Cantor e compositor comenta história do estilo musical que esmiúça os bastidores de três décadas de showbiz

Associated Press
O guitarrista Angus Young, da banda AC/DC, durante apresentação em Helsinki, em 2001


Lobão
especial para a Folha

Quando fui convidado a fazer este texto, confesso que relutei um pouco. Estava em plena imersão na obra do Proust, no meio de uma das suas biografias. E me vem pela frente esse tal de rock and roll que quase sempre me deixa meio desconfiado, meio com o pé atrás. Pois bem, aceitei o desafio, fechei o Proust e caí dentro do "Rock and Roll - Uma História Social" (ed. Record), do norte-americano Paul Friedlander. Começo percebendo que o livro saiu aqui no Brasil meio atrasado (foi publicado originalmente em 1996) e, com isso, perdemos praticamente uma década, já que a saga do livro termina antes do "grunge" de Seattle, ficando também de fora toda a cena eletrônica, o "trip hop", as "boys bands", o nu metal, a internet e a pirataria. O livro inicia com um tom meio didático (o que na verdade, no final, não fica ruim) e vai direto para uma reconstituição de três décadas de rock pop por meio da biografia dos seus principais ícones, seguida de comentários e fatos que acabam por costurar todo o livro.
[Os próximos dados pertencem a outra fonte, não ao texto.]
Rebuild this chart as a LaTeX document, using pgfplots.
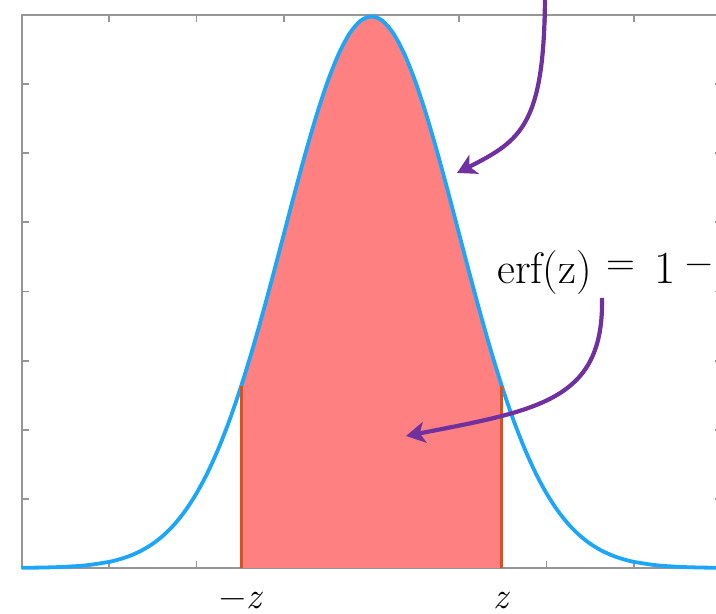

O bacana da parada é perceber como as rádios AM e depois FM, a indústria fonográfica (oficial e independente), a MTV, as rádios piratas (comunitárias), o jabá etc. participam ativamente de todo o processo, ora na vanguarda -como a atuação das rádios comunitárias e das gravadoras independentes (num dado momento, até a MTV)-, ora no extremo controle conservador -com a indústria fonográfica, as rádios oficiais, os empresários...-, num desfile emocionante e emocionado de ascensões e quedas de vários astros e estrelas e suas estreitas relações com o showbiz e seu ritmo cruel.

Arrebatamento
Há um momento em que experimento sensações verdadeiramente proustianas quando o livro passa pelas décadas de 1960-1970 e percebo que começo a me deixar levar, arrebatar por toda a história. Com toda aquela odisséia de artistas empreendendo mudanças indeléveis no comportamento social da cultura ocidental por meio de uma expressão de síntese libertária e, ao mesmo tempo, tirânica e controladora quando usada pelo mercado, tive vários insights de memória involuntária, percebia que a canção permanece a mesma e um profundo carinho brotava por uma realidade que a cada momento me chamava mais e mais para dentro dela. O ideário de Paul Friedlander é muito parecido com o que eu acho sobre tudo isso. E, ao final do livro, ele meio que preconiza uma sinuca de bico que a indústria fonográfica terá (já está tendo) de enfrentar.

Higiene
Os ciclos oxigenantes de criatividade obtidos através de iniciativas sempre independentes são seguidos pelo refluxo do seu aproveitamento pelo mercado, que acachapa a criatividade e "higieniza" o artista e o gênero. O gênero (o rock) sempre deslizando dos tentáculos do controle e rolando sempre para pontos de fuga (alternativas).
Enfim, o livro dá uma noção clara de como é, de como funciona o showbiz, como se comportam os artistas, os empresários, as equipes, as gravadoras, as rádios e como caminha a humanidade -ou pelo menos a cultura ocidental- num final de século e início de outro com uma perspectiva de fim de festa para as gravadoras (o establishment em geral) e um vácuo a ser preenchido pelo novo, pelo criativo, pelo genuíno, pelo transgressor, pelo nômade e, quem sabe, novamente, pelo bom, velho e salubérrimo rock and roll.


Lobão é músico e letrista, autor dos álbuns "A Vida É Doce" e "A Noite", entre outros.